Viamedia sells cross media advertising on behalf of U.S. cable and telecommunications service providers, utility companies and municipalities. The company manages the sales, operational and technical functions for 60 cable companies across 71 designated market areas (DMAs) in over 30 states. Viamedia has more than 300 employees nationwide.

History
Viamedia was founded in 2001 by Jeff Carter and Todd Donnelly. In January 2011, Viamedia announced that it had partnered with Lake Capital, a private equity firm headquartered in Chicago, Illinois. In December 2020, the company promoted former Chief Revenue Officer, David Solomon, to president and CEO.
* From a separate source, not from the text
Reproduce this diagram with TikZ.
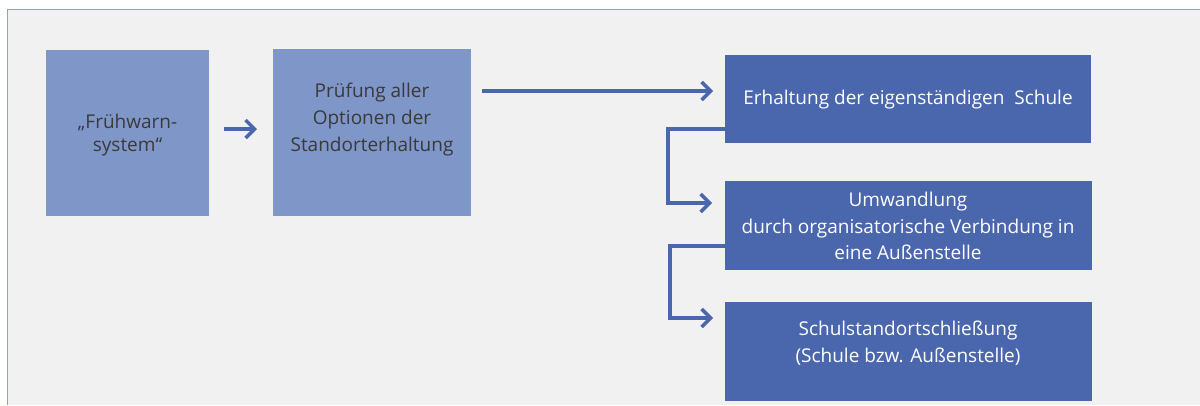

Since the company's inception, they have earned the Multichannel News’ Innovator Award for technological developments in audience targeting and reporting, been named a Top Operator by Cablefax and have received the Affiliate and Partnership Marketing award at the 2014 FAXIE Awards during its "Your Partner for Ad Sales" campaign.

Placemedia
Placemedia is an automated planning and buying solution for television advertising. The company utilizes consumer databases and a proprietary technology platform that automatically places media buys to reach targeted audiences.

The company currently represents more than 30 billion impressions monthly in nearly 100 million households across 210 DMAs.

In 2018, Altice USA purchased Placemedia from Viamedia.

Placemedia's platform connects agencies and advertisers with television advertising inventory from Placemedia's partners, multichannel video programming distributors (MVPDs) and cable TV networks. Using its application program interface (API), Placemedia's advertising platform has been integrated into demand side platform (DSP) partners’ preexisting systems.

Services
Viamedia provides advertising solutions for more than 12,000 local, regional and national advertisers, including inserting advertising onto cable networks such as ESPN, TNT, FOX News, Lifetime, HGTV, A&E, Hallmark Channel and others. In addition, the company has a relationship with National Cable Communications, the national TV advertising sales, marketing and technology company owned in partnership by Comcast, Charter Communications, and Cox Communications.

Awards and recognition
In 2016, former Viamedia CEO, Mark Lieberman, was inducted as a Cable Center Cable Pioneer.

Viamedia executives have been named to the Cablefax Top 100; Cablefax Most Powerful Women in Cable; Cynopsis Top Women in Digital; Cablefax Most Powerful Women in Technology; and Multichannel News’ "40 Under 40" list.

Viamedia received the Affiliate and Partnership Marketing award at the 2014 FAXIE Awards in NYC for its "Your Partner for Ad Sales" campaign.

Viamedia's programmatic platform, Placemedia, was awarded the 2014 Innovator Award by Multichannel News.

Viamedia was named a Top Operator by Cablefax in 2013 and 2014.

In 2014, Viamedia was named one of the Top 100 Companies in Fiber to the Home Industry by Broadband Communities.